On Mon, May 21, 2012 at 12:43 PM, Tom Lane <tgl@sss.pgh.pa.us> wrote:
> Robert Haas <robertmhaas@gmail.com> writes:
>> On Mon, May 21, 2012 at 12:23 PM, Tom Lane <tgl@sss.pgh.pa.us> wrote:
>>> If we were sure that the kernel error was permanent, then this argument
>>> would be moot: the data is gone already. The scary thought here is that
>>> it might be a transient error, such as a not-always-repeatable kernel
>>> bug.
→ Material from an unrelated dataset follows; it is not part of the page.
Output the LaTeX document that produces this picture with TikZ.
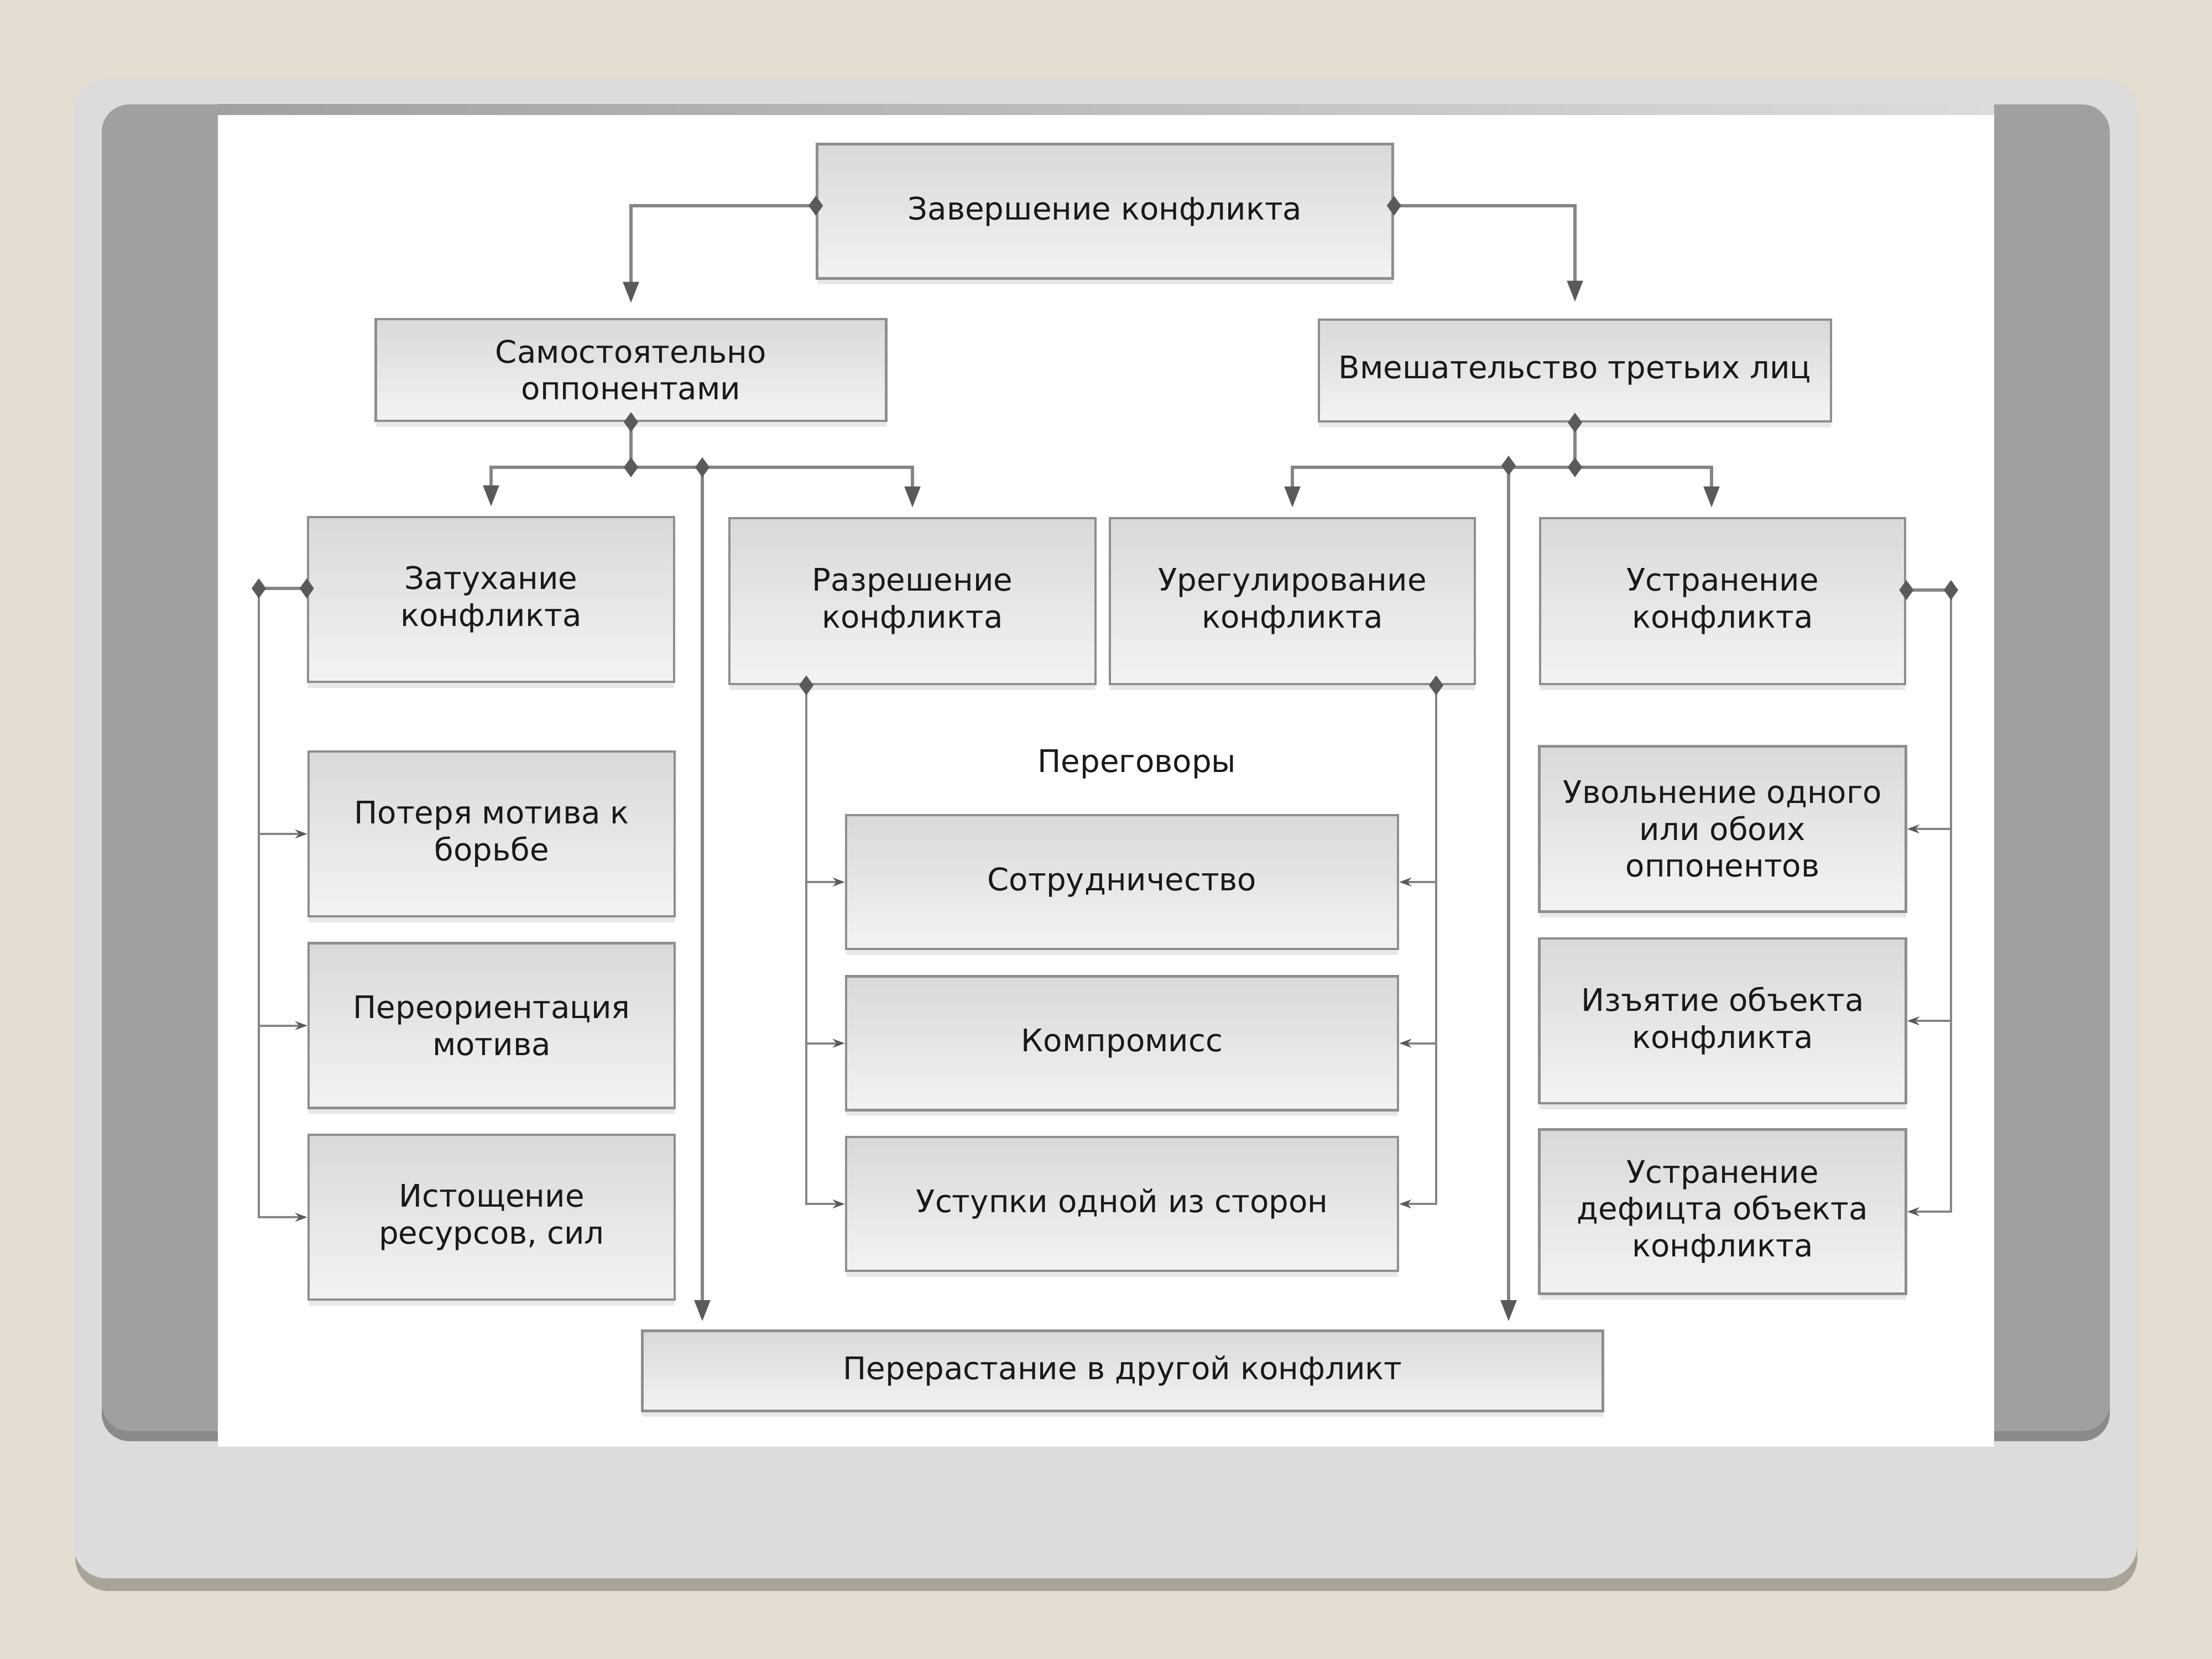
\documentclass[tikz,border=0pt]{standalone}
\usepackage{fontspec}
\setmainfont{DejaVu Sans}
\usepackage{xcolor}
\usetikzlibrary{arrows.meta,positioning,shadows}
\definecolor{bgcol}{HTML}{E3DDD2}
\definecolor{panelcol}{HTML}{DCDCDC}
\definecolor{panelshd}{HTML}{A8A598}
\definecolor{framecol}{HTML}{A0A0A0}
\definecolor{frameedge}{HTML}{8A8A8A}
\definecolor{linecol}{HTML}{858585}
\definecolor{tipcol}{HTML}{5A5A5A}
\definecolor{boxtop}{HTML}{D9D9D9}
\definecolor{boxbot}{HTML}{F3F3F3}
\definecolor{boxline}{HTML}{8E8E8E}
\newcommand{\dmd}[1]{\fill[tipcol] (#1) +(0,0.18) -- +(0.13,0) -- +(0,-0.18) -- +(-0.13,0) -- cycle;}

\begin{document}
\begin{tikzpicture}[y=-1cm,
  cbox/.style={draw=boxline,line width=1.3pt,top color=boxtop,bottom color=boxbot,
               align=center,inner sep=2pt,font=\fontsize{16}{19}\selectfont,text=black!90,
               drop shadow={shadow xshift=0pt,shadow yshift=-3pt,opacity=0.18}},
  link/.style={draw=linecol,line width=1.5pt},
  bigarr/.style={link,-{Triangle[length=0.38cm,width=0.28cm,color=tipcol]}},
  smarr/.style={draw=linecol,line width=1.1pt,-{Stealth[length=0.22cm,width=0.16cm,color=tipcol]}}
]
  \useasboundingbox (0,0) rectangle (40,30);
  \fill[bgcol] (0,0) rectangle (40,30);
  \fill[panelshd,rounded corners=0.6cm] (1.36,1.45) rectangle (38.65,28.77);
  \fill[panelcol,rounded corners=0.6cm] (1.33,1.43) rectangle (38.65,28.54);
  \fill[frameedge,rounded corners=0.5cm] (1.84,1.89) rectangle (38.15,26.06);
  \fill[framecol,rounded corners=0.5cm] (1.84,1.89) rectangle (38.15,25.88);
  \shade[left color=framecol,right color=panelcol] (3.94,1.89) rectangle (36.06,2.08);
  \fill[white] (3.94,2.08) rectangle (36.06,26.16);

  \node[cbox,minimum width=10.41cm,minimum height=2.43cm] (zav) at (19.98,3.82) {Завершение конфликта};
  \node[cbox,minimum width=9.23cm,minimum height=1.84cm] (sam) at (11.41,6.69) {Самостоятельно\\оппонентами};
  \node[cbox,minimum width=9.26cm,minimum height=1.84cm] (vme) at (28.48,6.70) {Вмешательство третьих лиц};

  \node[cbox,minimum width=6.62cm,minimum height=2.98cm] (zat) at (8.88,10.84) {Затухание\\конфликта};
  \node[cbox,minimum width=6.62cm,minimum height=3.0cm] (raz) at (16.50,10.87) {Разрешение\\конфликта};
  \node[cbox,minimum width=6.6cm,minimum height=3.0cm] (ure) at (23.37,10.87) {Урегулирование\\конфликта};
  \node[cbox,minimum width=6.6cm,minimum height=3.0cm] (ust) at (31.15,10.87) {Устранение\\конфликта};

  \node[cbox,minimum width=6.62cm,minimum height=2.98cm] (pot) at (8.89,15.08) {Потеря мотива к\\борьбе};
  \node[cbox,minimum width=6.62cm,minimum height=2.98cm,below=0.44cm of pot] (pere) {Переориентация\\мотива};
  \node[cbox,minimum width=6.62cm,minimum height=2.98cm,below=0.44cm of pere] (ist) {Истощение\\ресурсов, сил};

  \node[font=\fontsize{16}{19}\selectfont,text=black!90] (neg) at (20.56,13.82) {Переговоры};
  \node[cbox,minimum width=9.98cm,minimum height=2.42cm] (sot) at (20.29,15.95) {Сотрудничество};
  \node[cbox,minimum width=9.98cm,minimum height=2.42cm,below=0.45cm of sot] (kom) {Компромисс};
  \node[cbox,minimum width=9.98cm,minimum height=2.42cm,below=0.44cm of kom] (usp) {Уступки одной из сторон};

  \node[cbox,minimum width=6.63cm,minimum height=2.99cm] (uvo) at (31.15,14.99) {Увольнение одного\\или обоих\\оппонентов};
  \node[cbox,minimum width=6.63cm,minimum height=2.98cm,below=0.44cm of uvo] (izy) {Изъятие объекта\\конфликта};
  \node[cbox,minimum width=6.63cm,minimum height=2.97cm,below=0.43cm of izy] (def) {Устранение\\дефицта объекта\\конфликта};

  \node[cbox,minimum width=17.37cm,minimum height=1.45cm] (prs) at (20.30,24.79) {Перерастание в другой конфликт};

  \coordinate (zw) at ([yshift=0.1cm]zav.west);
  \coordinate (ze) at ([yshift=0.1cm]zav.east);
  \draw[bigarr,shorten >=0.27cm] (zw) -| (sam.north);
  \draw[bigarr,shorten >=0.3cm] (ze) -| (vme.north);

  \coordinate (js) at (sam.south |- 0,8.45);
  \coordinate (jsb) at (12.7,8.45);
  \draw[link] (sam.south) -- (js);
  \draw[bigarr,shorten >=0.17cm] (js) -| (zat.north);
  \draw[bigarr,shorten >=0.17cm] (js) -| (raz.north);
  \draw[bigarr,shorten >=0.15cm] (jsb) -- (jsb |- prs.north);

  \coordinate (jv) at (vme.south |- 0,8.45);
  \coordinate (jvb) at (27.28,8.42);
  \draw[link] (vme.south) -- (jv);
  \draw[bigarr,shorten >=0.17cm] (jv) -| (ure.north);
  \draw[bigarr,shorten >=0.17cm] (jv) -| ([xshift=-0.2cm]ust.north);
  \draw[bigarr,shorten >=0.15cm] (jvb) -- (jvb |- prs.north);

  \coordinate (zt) at ([yshift=0.2cm]zat.west);
  \coordinate (bl) at (zt -| 4.68,0);
  \draw[link] (zt) -- (bl);
  \draw[smarr] (bl) |- (ist.west);
  \draw[smarr] (bl |- pot.west) -- (pot.west);
  \draw[smarr] (bl |- pere.west) -- (pere.west);

  \coordinate (ut) at ([yshift=0.2cm]ust.east);
  \coordinate (br) at (ut -| 35.28,0);
  \draw[link] (ut) -- (br);
  \draw[smarr] (br) |- (def.east);
  \draw[smarr] (br |- uvo.east) -- (uvo.east);
  \draw[smarr] (br |- izy.east) -- (izy.east);

  \coordinate (rl) at (raz.south -| 14.58,0);
  \draw[smarr] (rl) |- (usp.west);
  \draw[smarr] (rl |- sot.west) -- (sot.west);
  \draw[smarr] (rl |- kom.west) -- (kom.west);

  \coordinate (ur) at (ure.south -| 25.97,0);
  \draw[smarr] (ur) |- (usp.east);
  \draw[smarr] (ur |- sot.east) -- (sot.east);
  \draw[smarr] (ur |- kom.east) -- (kom.east);

  \dmd{zw} \dmd{ze}
  \dmd{sam.south} \dmd{js} \dmd{jsb}
  \dmd{vme.south} \dmd{jv} \dmd{jvb}
  \dmd{zt} \dmd{bl}
  \dmd{ut} \dmd{br}
  \dmd{rl} \dmd{ur}
\end{tikzpicture}
\end{document}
In that case, zeroing the page would indeed lose data that had
>>> been recoverable before.
>
>> Yeah, and in fact I think that's probably not a terribly remote
>> scenario. Also, if you're running on dying hardware, you really do
>> NOT want to force the kernel to write a whole bunch of pages back to
>> the dying disk in the midst of trying to pg_dump it before it falls
>> over. You just want to read what you can of what's there now.
>
> Hm? zero_damaged_pages doesn't cause the buffer to be marked dirty,
> so I dunno where these alleged writes are coming from.
I'm not sure either, but I'm pretty sure I've seen at least one case
where turning it on caused a whole lotta data to disappear.